WDUN
- Gainesville, Georgia; United States;
- Broadcast area: Atlanta metropolitan area
- Frequency: 550 kHz
- Branding: North Georgia's News/Talk AM 550 & FM 102.9 WDUN

Programming
- Format: News/talk
- Affiliations: Fox News Radio Premiere Networks Salem Radio Network Westwood One Motor Racing Network Performance Racing Network Atlanta Falcons Gwinnett Gladiators Georgia Southern Gainesville High School

Ownership
- Owner: Jacobs Media Corporation
- Sister stations: WDUN-FM; WGGA;

History
- First air date: April 2, 1949
- Former frequencies: 1400 kHz (1949–1953) 1240 kHz (1953–1983)

Technical information
- Licensing authority: FCC
- Facility ID: 32976
- Class: B
- Power: 10,000 watts day 2,500 watts night
- Transmitter coordinates: 34°20′09″N 83°47′33″W﻿ / ﻿34.33583°N 83.79250°W
- Repeater: 102.9 WDUN-FM (Clarkesville)

Links
- Public license information: Public file; LMS;
- Webcast: Listen Live
- Website: wdun.com

= WDUN (AM) =

WDUN (550 kHz), known as "North Georgia's Newstalk", is a news/talk formatted AM radio station licensed to the city Gainesville, Georgia, in the Atlanta, Georgia radio market. WDUN is licensed as a Class B AM broadcast facility by the Federal Communications Commission operating with 10,000 watts of power during the daytime using a non-directional antenna signal pattern, and 2,500 watts during nighttime using a directional antenna pattern.

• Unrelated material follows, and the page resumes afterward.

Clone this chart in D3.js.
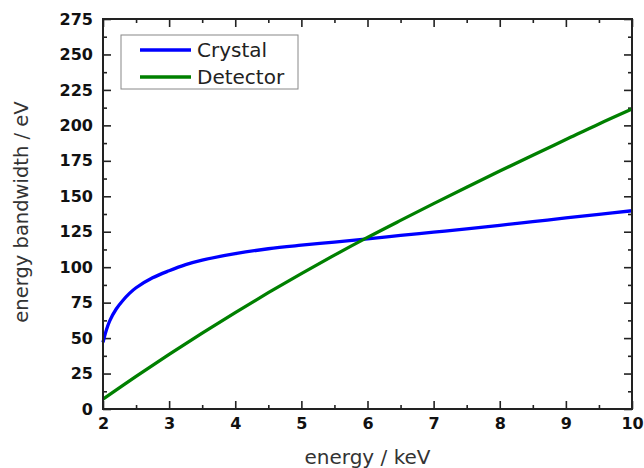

The station is currently owned by JWJ Properties, Inc., doing business as Jacobs Media Corporation, which also operates WDUN-FM in Clarkesville, Georgia.

==Programming==
The radio station features locally originated shows like Mornings on Maine Street, The Martha Zoller Show and Newsroom as part of its weekday programming line up. Nationally syndicated hosts include Mike Gallagher, Todd Starnes, Dave Ramsey, Ken Coleman, Ben Shapiro, Charlie Kirk, Jim Bohannon, George Noory, John Trout and Leo Laporte. WDUN's sports programming includes Atlanta Falcons football, and local prep play-by-play coverage covering a ten-county area. They also air all NASCAR Monster Energy Cup Series and Most NASCAR Xfinity Series Races from either Motor Racing Network or Performance Racing Network

==History==
About a year after World War II ended, The Atlanta Constitution newspaper was granted a construction permit to build a station on the enviable 550 kHz spot. The paper erected a four -tower, in -line directional array off Defoors Ferry Road, Fulton County, Georgia. WCON hit the southern airwaves in 1947 as a 5000-watt ABC affiliate. Its studios and ample staff were located in the Constitution Building. The FCC suspected that the station's antenna pattern might not be as predictable in practice as it was (in theory) on the application form. When the readings didn't look manageable, the Commission backed away from fully licensing WCON beyond its initial construction permit and program test authorization. Whether the station could have been fixed to the FCC's satisfaction became an academic question when, a year or so later, the Constitution merged with rival The Atlanta Journal. Because (in those pre-duopoly days), the Journal already owned one of the South's finest stations, 50,000-watt WSB 750, the resulting media company (Atlanta Newspapers, Inc.) was only allowed one Atlanta-area AM, so it quickly took troubled WCON dark. Reportedly, much of the equipment was sold to another then-fledgling Atlanta station, WQXI 790.

As part of the station's history, "WDUN 550" and sports formatted 1240 ESPN Radio (WGGA) swapped dial positions in 1983.